>> Start Materials provided
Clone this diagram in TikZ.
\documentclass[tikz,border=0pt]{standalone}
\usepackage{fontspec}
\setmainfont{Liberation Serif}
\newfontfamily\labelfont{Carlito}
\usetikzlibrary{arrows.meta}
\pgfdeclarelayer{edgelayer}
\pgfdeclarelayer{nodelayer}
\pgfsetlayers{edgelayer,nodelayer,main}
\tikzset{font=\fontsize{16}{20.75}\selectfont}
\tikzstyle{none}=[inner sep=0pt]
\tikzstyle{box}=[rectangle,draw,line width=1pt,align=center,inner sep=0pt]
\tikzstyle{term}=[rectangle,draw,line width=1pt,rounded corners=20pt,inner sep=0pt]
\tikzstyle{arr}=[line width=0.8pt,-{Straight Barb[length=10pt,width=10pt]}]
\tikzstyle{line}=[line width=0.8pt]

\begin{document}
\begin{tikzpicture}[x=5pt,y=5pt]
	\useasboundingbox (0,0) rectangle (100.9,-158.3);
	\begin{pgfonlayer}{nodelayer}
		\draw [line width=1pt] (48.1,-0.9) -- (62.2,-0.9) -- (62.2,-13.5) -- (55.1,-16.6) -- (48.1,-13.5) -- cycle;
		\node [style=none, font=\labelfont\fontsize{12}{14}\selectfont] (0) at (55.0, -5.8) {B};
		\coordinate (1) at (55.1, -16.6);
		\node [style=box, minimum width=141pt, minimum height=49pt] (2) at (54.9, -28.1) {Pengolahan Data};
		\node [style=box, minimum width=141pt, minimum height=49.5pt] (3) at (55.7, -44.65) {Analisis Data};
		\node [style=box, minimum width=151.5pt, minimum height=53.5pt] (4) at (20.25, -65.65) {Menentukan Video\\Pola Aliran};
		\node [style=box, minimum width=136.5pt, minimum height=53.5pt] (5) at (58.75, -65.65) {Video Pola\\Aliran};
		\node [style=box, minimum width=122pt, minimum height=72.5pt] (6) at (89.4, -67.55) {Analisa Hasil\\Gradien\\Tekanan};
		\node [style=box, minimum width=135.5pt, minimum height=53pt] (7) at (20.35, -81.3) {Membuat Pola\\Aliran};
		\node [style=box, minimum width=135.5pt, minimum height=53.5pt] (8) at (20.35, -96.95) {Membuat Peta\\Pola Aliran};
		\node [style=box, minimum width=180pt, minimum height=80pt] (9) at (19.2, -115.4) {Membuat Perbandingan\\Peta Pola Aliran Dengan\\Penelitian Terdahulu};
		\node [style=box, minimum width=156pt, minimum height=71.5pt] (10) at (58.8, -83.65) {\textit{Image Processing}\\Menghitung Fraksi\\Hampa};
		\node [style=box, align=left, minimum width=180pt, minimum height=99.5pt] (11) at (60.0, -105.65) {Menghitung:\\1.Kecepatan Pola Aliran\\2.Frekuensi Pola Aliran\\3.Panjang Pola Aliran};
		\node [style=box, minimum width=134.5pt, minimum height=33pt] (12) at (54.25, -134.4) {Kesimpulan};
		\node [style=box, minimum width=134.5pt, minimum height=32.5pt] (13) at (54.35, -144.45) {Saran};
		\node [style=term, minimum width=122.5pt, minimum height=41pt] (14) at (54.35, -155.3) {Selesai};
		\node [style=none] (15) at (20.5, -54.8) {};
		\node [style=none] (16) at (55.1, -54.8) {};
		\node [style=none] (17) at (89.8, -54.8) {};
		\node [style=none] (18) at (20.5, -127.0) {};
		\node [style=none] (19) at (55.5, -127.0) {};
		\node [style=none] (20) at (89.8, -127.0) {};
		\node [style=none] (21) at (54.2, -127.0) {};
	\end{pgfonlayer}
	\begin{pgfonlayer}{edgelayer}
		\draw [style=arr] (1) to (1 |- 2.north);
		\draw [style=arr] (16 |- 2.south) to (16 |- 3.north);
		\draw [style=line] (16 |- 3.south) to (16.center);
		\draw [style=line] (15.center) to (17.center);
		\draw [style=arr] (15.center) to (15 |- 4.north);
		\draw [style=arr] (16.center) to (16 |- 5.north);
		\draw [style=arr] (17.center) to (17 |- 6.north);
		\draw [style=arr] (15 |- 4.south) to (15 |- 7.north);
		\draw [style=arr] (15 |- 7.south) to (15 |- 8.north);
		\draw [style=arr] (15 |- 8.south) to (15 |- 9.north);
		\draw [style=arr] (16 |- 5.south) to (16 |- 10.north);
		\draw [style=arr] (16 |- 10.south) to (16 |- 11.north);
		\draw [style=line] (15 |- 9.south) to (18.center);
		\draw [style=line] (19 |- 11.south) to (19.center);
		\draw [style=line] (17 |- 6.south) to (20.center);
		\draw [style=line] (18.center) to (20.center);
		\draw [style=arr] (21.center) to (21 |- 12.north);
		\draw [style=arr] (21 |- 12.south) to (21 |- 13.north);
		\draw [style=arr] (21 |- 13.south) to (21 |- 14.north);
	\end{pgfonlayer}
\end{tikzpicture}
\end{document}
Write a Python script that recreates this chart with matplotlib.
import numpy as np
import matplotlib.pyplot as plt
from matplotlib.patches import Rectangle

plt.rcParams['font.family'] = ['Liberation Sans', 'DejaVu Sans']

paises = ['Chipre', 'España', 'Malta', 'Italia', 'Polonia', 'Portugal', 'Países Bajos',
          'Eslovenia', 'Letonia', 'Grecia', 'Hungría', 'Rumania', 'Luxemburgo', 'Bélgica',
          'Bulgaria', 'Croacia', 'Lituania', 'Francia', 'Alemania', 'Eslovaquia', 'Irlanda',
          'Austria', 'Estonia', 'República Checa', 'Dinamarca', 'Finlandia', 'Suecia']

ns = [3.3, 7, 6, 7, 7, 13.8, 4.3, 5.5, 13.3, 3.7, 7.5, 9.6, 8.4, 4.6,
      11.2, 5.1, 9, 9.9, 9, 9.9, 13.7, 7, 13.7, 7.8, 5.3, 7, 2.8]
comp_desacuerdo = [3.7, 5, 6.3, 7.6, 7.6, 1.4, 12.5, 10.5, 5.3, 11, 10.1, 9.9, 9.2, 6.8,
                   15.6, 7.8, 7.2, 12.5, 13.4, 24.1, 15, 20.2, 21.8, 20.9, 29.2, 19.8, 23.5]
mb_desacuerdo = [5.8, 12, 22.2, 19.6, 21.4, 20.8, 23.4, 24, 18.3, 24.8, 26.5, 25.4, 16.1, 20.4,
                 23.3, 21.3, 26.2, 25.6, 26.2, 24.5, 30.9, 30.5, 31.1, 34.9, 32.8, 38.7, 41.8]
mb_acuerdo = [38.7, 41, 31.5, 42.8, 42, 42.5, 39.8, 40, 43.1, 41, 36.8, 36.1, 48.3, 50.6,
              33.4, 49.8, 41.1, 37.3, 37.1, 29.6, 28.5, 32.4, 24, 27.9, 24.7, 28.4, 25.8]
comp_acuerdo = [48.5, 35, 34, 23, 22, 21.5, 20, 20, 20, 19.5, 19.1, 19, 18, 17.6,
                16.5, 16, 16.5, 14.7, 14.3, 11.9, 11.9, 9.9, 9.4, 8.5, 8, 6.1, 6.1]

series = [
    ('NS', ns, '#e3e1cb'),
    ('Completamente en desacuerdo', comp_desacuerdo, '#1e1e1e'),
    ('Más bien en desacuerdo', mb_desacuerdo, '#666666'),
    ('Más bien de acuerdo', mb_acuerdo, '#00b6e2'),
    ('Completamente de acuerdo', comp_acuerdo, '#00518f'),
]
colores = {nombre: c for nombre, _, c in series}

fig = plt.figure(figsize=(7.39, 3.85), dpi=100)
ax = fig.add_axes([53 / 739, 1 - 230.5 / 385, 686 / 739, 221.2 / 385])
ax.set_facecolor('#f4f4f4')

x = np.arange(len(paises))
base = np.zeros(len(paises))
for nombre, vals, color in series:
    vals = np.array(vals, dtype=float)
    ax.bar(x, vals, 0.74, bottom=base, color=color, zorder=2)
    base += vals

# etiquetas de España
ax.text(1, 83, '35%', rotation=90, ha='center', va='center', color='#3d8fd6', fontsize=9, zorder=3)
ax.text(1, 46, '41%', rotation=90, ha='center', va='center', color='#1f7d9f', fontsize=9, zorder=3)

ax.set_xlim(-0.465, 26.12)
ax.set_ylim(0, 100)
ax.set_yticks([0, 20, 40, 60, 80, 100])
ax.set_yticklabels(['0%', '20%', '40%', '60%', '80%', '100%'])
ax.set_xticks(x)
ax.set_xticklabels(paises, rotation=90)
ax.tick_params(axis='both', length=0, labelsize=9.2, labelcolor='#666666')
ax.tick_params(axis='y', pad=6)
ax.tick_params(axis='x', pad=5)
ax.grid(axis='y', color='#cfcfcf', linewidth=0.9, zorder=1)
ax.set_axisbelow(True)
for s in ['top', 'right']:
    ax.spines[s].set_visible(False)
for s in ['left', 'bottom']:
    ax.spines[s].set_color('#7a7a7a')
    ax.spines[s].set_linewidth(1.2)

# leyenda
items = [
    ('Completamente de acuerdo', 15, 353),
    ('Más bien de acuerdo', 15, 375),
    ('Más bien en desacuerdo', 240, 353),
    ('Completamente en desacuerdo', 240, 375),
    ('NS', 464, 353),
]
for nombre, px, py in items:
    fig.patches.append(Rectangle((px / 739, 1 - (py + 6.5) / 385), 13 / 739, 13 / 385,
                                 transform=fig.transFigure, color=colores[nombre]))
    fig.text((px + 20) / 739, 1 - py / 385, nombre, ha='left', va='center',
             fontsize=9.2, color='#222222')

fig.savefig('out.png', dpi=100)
>> End Materials provided
● **Exercise requirements**:
Only the lines from the one with "Write a Python" to the one with "plt.rcParams['font.family'] = ['Liberation" are wanted; extract them exactly, both ends included.

● **Response to the task**:
Write a Python script that recreates this chart with matplotlib.
import numpy as np
import matplotlib.pyplot as plt
from matplotlib.patches import Rectangle

plt.rcParams['font.family'] = ['Liberation Sans', 'DejaVu Sans']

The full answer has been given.